Setengah sadarpun, orang-orang akan mudah memberikan pandangan, Indonesia sekarang sudah tidak memberikan kenyamanan, banyak anarki yang terjadi. Banyak aksi brutal oleh para rakyat yang merasa tertindas, penolakan BBM di akhir Maret kemarin pun  juga setengah-setengah untuk bisa kita berikan penyikapan. Setengah bisa dianggap salah, namun juga setengah mereka tidak bisa disalahkan. Semua keadaan itu terjadi sebagai suatu respon atas rangsangan yang ada. Respon atas penindasan dan keadaan yang tidak berpihak padanya.

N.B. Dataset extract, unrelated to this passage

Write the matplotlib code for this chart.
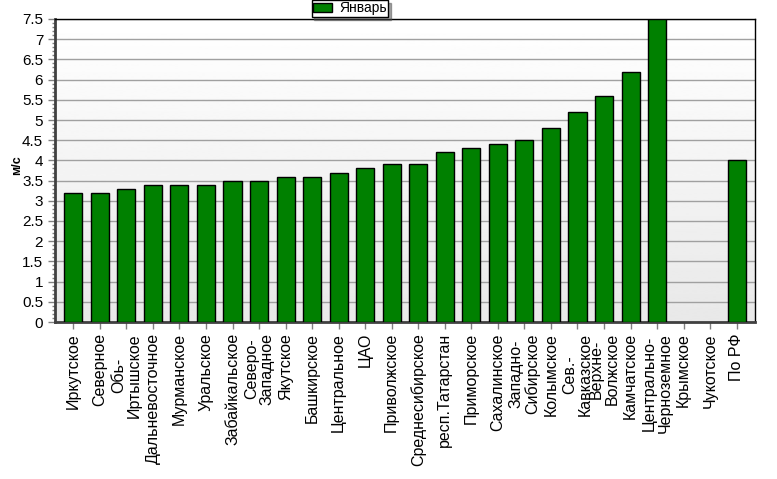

Refleksi sesaat yang pantas dan bisa untuk digunakan sebenarnya simpel. Kalau sekiranya tidak ada sesuatu yang kurang tepat, salah, aib, noda, penipuan, kerusakan, penyelundupan, mafia terselubung, kejahatan yang teragendakan dan nokta-nokta salah yang tersengajakan lainnya tidak sepantasnya ada kegelisahan saat ada tuntut ketransparanan.

Dalam bahasa lain, tidak perlu adanya penutupan, tidak perlu adanya kegelisahan dan tidak perlu ada kegusaran. Tenanglah. Karena jika engkau benar maka engkau akan tenang. Jika banyak kegusaran, dan bidik serta intip lainnya atas pergerakan-pergerakan rakyat ditanggapi dengan kegelisahan, ketidak tenangan yang lebih terkesan ketakutan, maka sudah sewajarnyalah jika rakyat semakin curiga pada aparat, jika rakyat semakin membenci pada pejabat.

Mahasiswa, hanya sebatas titik tolak pencerdasan. Mahasiswa hanya sebatas sulutan api untuk membuat penerangan di masa-masa yang akan datang. Jika memang menghendaki api penerangan itu menyala dengan bersih dan bermanfaat maka luruskanlah dengan penggaris-penggaris emas dari awalnya. Cobalah untuk belajar benar. Salam pembelajar dan perjuangan. Hidup Mahasiswa.